My Bloody Valentine were one of the best bands of the late ’80s and early ’90s. Their 1991 album, Loveless, is an undisputed classic. So it makes sense that shoegaze fans have spent years hanging on every hint band mastermind Kevin Shields has dropped about a new record. But you know what? Despite reuniting to tour in 2007 and adding new grist to the rumor mill with claims that the next MBV album was almost finished, we’ve still got nothing. So now, we’re releasing them from our expectations — because even when these long-awaited opuses do see the light of the day, they’re rarely all they’re cracked up to be. (Hello there, Chinese Democracy.)

Non-competitive reality TV

It began nobly enough, with The Real World — which teenagers of today may not realize wasn’t always about drunk frat guys bedding girls who think bikini tops are proper dinner attire. No, back in the ’90s, the show threw together legitimately interesting people from different backgrounds and facing a wide range of issues, as a sort of social experiment. Did drunk hook-ups happen? Of course. But those casts actually learned (and, in turn, taught us) about finding common ground with people we wouldn’t generally meet or like. Nearly 20 years later, that show is a nightmare — as are the non-competitive reality series, from Jersey Shore to The Real Housewives franchise it’s spawned. While we’re pretty sure Top Chef and other skill-based shows aren’t frying our brains, we know for a fact that gazing glassy-eyed at Snooki and friends as they live their fairly boring lives is keeping us from living our own. These shows are like televisual crack. Which, in case you’d forgotten, is whack.

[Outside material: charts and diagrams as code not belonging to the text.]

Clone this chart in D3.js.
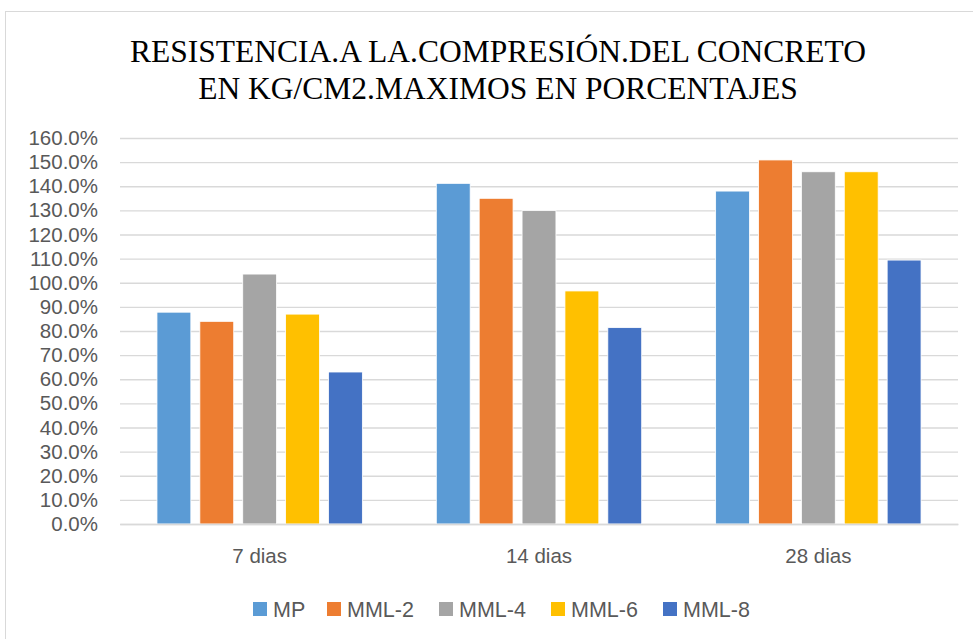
<!DOCTYPE html>
<html>
<head>
<meta charset="utf-8">
<script src="https://cdn.jsdelivr.net/npm/d3@7"></script>
<style>
  body { margin: 0; background: #fff; }
  text { font-family: "Liberation Sans", Arial, sans-serif; fill: #595959; }
</style>
</head>
<body>
<div id="chart"></div>
<script>
var categories = ["7 dias", "14 dias", "28 dias"];
var seriesNames = ["MP", "MML-2", "MML-4", "MML-6", "MML-8"];
var seriesColors = ["#5B9BD5", "#ED7D31", "#A5A5A5", "#FFC000", "#4472C4"];
// percentages, one array per series (values by category)
var mp   = [87.8, 141.2, 138.0];
var mml2 = [84.0, 135.0, 150.9];
var mml4 = [103.6, 129.9, 146.0];
var mml6 = [87.0, 96.6, 146.0];
var mml8 = [63.0, 81.4, 109.4];
var yTicks = d3.range(0, 161, 10);
var titleLines = ["RESISTENCIA.A LA.COMPRESIÓN.DEL CONCRETO", "EN KG/CM2.MAXIMOS EN PORCENTAJES"];

var seriesValues = [mp, mml2, mml4, mml6, mml8];

var width = 973,
  height = 639,
  margin = {left: 120, right: 15, top: 138, bottom: 115},
  svg = d3.select("#chart")
    .append("svg")
    .attr("width", width)
    .attr("height", height);

// outer chart frame
svg.append("rect")
  .attr("x", 5.5).attr("y", 11.5)
  .attr("width", 1000).attr("height", 700)
  .attr("fill", "none").attr("stroke", "#D9D9D9");

svg.selectAll(".title")
  .data(titleLines)
  .enter().append("text")
  .attr("class", "title")
  .attr("x", 498)
  .attr("y", function (d, i) { return 62 + i * 37; })
  .attr("text-anchor", "middle")
  .style("font-family", "'Liberation Serif', 'Times New Roman', serif")
  .style("font-size", "31.5px")
  .style("fill", "#000")
  .text(function (d) { return d; });

var chart = svg.append("g")
  .attr("transform", "translate(" + margin.left + "," + margin.top + ")");

var innerW = width - margin.left - margin.right,
  innerH = 524 - margin.top;

var x0 = d3.scaleBand().domain(categories).range([0, innerW]),
  x1 = d3.scaleBand().domain(seriesNames)
    .range([x0.bandwidth() / 2 - 102.7, x0.bandwidth() / 2 + 102.7])
    .paddingInner(0.21),
  y = d3.scaleLinear().domain([0, 160]).range([innerH, 0]),
  color = d3.scaleOrdinal().domain(seriesNames).range(seriesColors);

// gridlines
var yAxis = chart.append("g")
  .call(d3.axisLeft(y).tickValues(yTicks).tickSize(-innerW).tickPadding(22)
    .tickFormat(function (d) { return d.toFixed(1) + "%"; }));
yAxis.select(".domain").remove();
yAxis.selectAll("line").attr("stroke", "#D9D9D9").attr("stroke-width", 1.3);
yAxis.selectAll("text").style("font-size", "20.5px").style("fill", "#595959");

var groups = chart.selectAll(".grp")
  .data(categories)
  .enter().append("g")
  .attr("transform", function (d) { return "translate(" + x0(d) + ",0)"; });

groups.selectAll("rect")
  .data(function (c, ci) {
    return seriesNames.map(function (s, si) { return {s: s, v: seriesValues[si][ci]}; });
  })
  .enter().append("rect")
  .attr("x", function (d) { return x1(d.s); })
  .attr("width", x1.bandwidth())
  .attr("y", function (d) { return y(d.v); })
  .attr("height", function (d) { return innerH - y(d.v); })
  .attr("fill", function (d) { return color(d.s); })
  .attr("stroke", "#fff")
  .attr("stroke-width", 0.8);

var xAxis = chart.append("g")
  .attr("transform", "translate(0," + innerH + ")")
  .call(d3.axisBottom(x0).tickSize(0).tickPadding(24));
xAxis.select(".domain").attr("stroke", "#D9D9D9").attr("stroke-width", 1.3);
xAxis.selectAll("text").style("font-size", "20.5px").style("fill", "#595959");

// legend
var legendX = [253, 327, 439, 551, 663];
var legend = svg.selectAll(".leg")
  .data(seriesNames)
  .enter().append("g")
  .attr("transform", function (d, i) { return "translate(" + legendX[i] + ",609)"; });
legend.append("rect")
  .attr("x", 0).attr("y", -7)
  .attr("width", 14).attr("height", 14)
  .attr("fill", function (d) { return color(d); });
legend.append("text")
  .attr("x", 20).attr("y", 0)
  .attr("dy", "0.36em")
  .style("font-size", "21.5px")
  .text(function (d) { return d; });
</script>
</body>
</html>
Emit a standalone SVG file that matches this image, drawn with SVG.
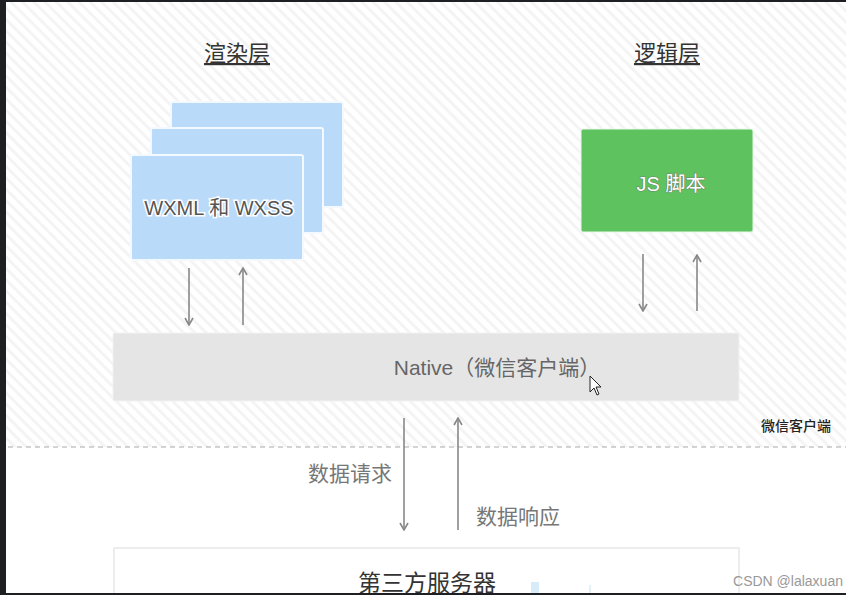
<svg xmlns="http://www.w3.org/2000/svg" width="846" height="595" viewBox="0 0 846 595">
<defs>
<pattern id="hatch" width="8" height="8" patternUnits="userSpaceOnUse" patternTransform="rotate(45)">
<rect width="8" height="8" fill="#ffffff"/>
<rect width="8" height="3" fill="#f4f4f4"/>
</pattern>
<marker id="ah" markerWidth="10" markerHeight="10" refX="9" refY="5" orient="auto" markerUnits="userSpaceOnUse" viewBox="0 0 10 10">
<path d="M2,1 L9,5 L2,9" fill="none" stroke="#888" stroke-width="1.6"/>
</marker>
</defs>
<style>
.t{font-family:"Liberation Sans","Noto Sans CJK SC",sans-serif;}
.title{font-size:22px;fill:#333;text-anchor:middle;text-decoration:underline;}
.card{fill:#b9daf9;stroke:#f4f9ff;stroke-width:2;}
.lab{font-size:20px;text-anchor:middle;}
.arr{stroke:#888;stroke-width:1.6;fill:none;}
.grey{fill:#777;font-size:21px;}
</style>
<rect width="846" height="595" fill="#ffffff"/>
<rect x="0" y="0" width="846" height="447" fill="url(#hatch)"/>
<rect x="0" y="0" width="846" height="2" fill="#1e1f22"/>
<rect x="0" y="0" width="6" height="595" fill="#1e1f22"/>
<line x1="8" y1="447" x2="846" y2="447" stroke="#aaa" stroke-width="1.2" stroke-dasharray="5 4"/>

<g id="title-render"><text class="t title" x="237" y="61">渲染层</text></g>
<g id="title-logic"><text class="t title" x="667" y="61">逻辑层</text></g>

<g id="wxml">
<rect class="card" x="171" y="102" width="172" height="105" rx="2"/>
<rect class="card" x="151" y="128" width="172" height="105" rx="2"/>
<rect class="card" x="131" y="155" width="172" height="105" rx="2"/>
<text class="t lab" x="219" y="215" fill="#555" stroke="#fff" stroke-width="3" paint-order="stroke">WXML 和 WXSS</text>
</g>

<g id="js">
<rect x="581" y="129" width="172" height="103" rx="2" fill="#5ec35e" stroke="#eaf6ea" stroke-width="1"/>
<text class="t lab" x="671" y="191" fill="#fff" stroke="#6a8a6a" stroke-width="1.2" paint-order="stroke">JS 脚本</text>
</g>

<g id="native">
<rect x="113" y="333" width="626" height="68" rx="2" fill="#e5e5e5" stroke="#f2f2f2" stroke-width="1"/>
<text class="t" x="497" y="375" font-size="21" fill="#666" text-anchor="middle">Native（微信客户端）</text>
<path d="M590,376 L590,392 L594,388 L597,395 L599,394 L596,387 L601,387 Z" fill="#fff" stroke="#222" stroke-width="1"/>
</g>

<g id="client-label"><text class="t" x="796" y="431" font-size="14" fill="#222" text-anchor="middle" font-weight="500">微信客户端</text></g>

<g id="server">
<rect x="114" y="548" width="625" height="60" fill="#fff" stroke="#e8e8e8" stroke-width="1.5"/>
<text class="t" x="427" y="591" font-size="23" fill="#333" text-anchor="middle">第三方服务器</text>
<rect x="531" y="582" width="8" height="13" fill="#d7ebf8"/>
<rect x="589" y="585" width="2" height="10" fill="#e3f0f8"/>
</g>

<g id="connectors">
<line class="arr" x1="189" y1="268" x2="189" y2="325" marker-end="url(#ah)"/>
<line class="arr" x1="243" y1="325" x2="243" y2="268" marker-end="url(#ah)"/>
<line class="arr" x1="643" y1="254" x2="643" y2="311" marker-end="url(#ah)"/>
<line class="arr" x1="697" y1="311" x2="697" y2="255" marker-end="url(#ah)"/>
<line class="arr" x1="404" y1="418" x2="404" y2="530" marker-end="url(#ah)"/>
<line class="arr" x1="458" y1="530" x2="458" y2="418" marker-end="url(#ah)"/>
</g>

<g id="edge-labels">
<text class="t grey" x="350" y="481" text-anchor="middle">数据请求</text>
<text class="t grey" x="518" y="524" text-anchor="middle">数据响应</text>
</g>

<g id="watermark"><text x="788" y="586" font-family="Liberation Sans, sans-serif" font-size="14" fill="#999" text-anchor="middle">CSDN @lalaxuan</text></g>
<rect x="0" y="593" width="846" height="2" fill="#1e1f22"/>
</svg>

Getting pissed off about stupid book deals

Speaking of Jersey Shore, did you realize that about half of the core cast now have books out? In fact, last year, we allowed ourselves to get worked up about a slew of ridiculous celebrity book deals, from Michaele Salahi to that octopus who accurately predicted the World Cup winner and then died a little while later. It’s not that these signs of cultural apocalypse aren’t still depressing; it’s just that the best thing we can do is stop paying attention to them and keep focusing on great books and authors who aren’t getting the attention they deserve.

Judging albums before we hear them

In a Tumblr follow-up to his positive review of Toro Y Moi’s new album, Underneath the Pine, Marc Hogan wrote, “My initial draft for the review was much longer, and I remember trying to draw an analogy between ‘chillwave’ in music and ‘mumblecore’ in movies, where both are kinda silly-sounding names, rendered ridiculous within subcultural circles long before they’ve become widely known among the public at large, but both have resulted in a few works I love.” We have been guilty of making fun of chillwave before, and we’re sure we’ll eventually do it again. But Hogan makes a good point about giving individual bands and albums a chance instead of ignoring everything we assume we won’t like just because it’s been labeled a certain way.

Paying to see movies we know will be terrible

You know what’s weird? Even though we have a lamentable tendency to judge and subsequently avoid bands and albums before we hear them (or even read the reviews), we manage to do the exact opposite with movies — we go to see them even when we’re sure they’ll be bad. Not just the highbrow ones! (Well, hello again, Woody Allen.) Just last fall, we walked into Burlesque, knowing full well that it wasn’t even going to succeed as camp but holding out some vague hope that it would be “fun.” We walked out feeling like we’d wasted hard-earned cash. And yet, we have recently been expressing a desire to see The Roommate. This time, we’re going to hold that thought and take in Uncle Boonmee Who Can Recall His Past Lives instead.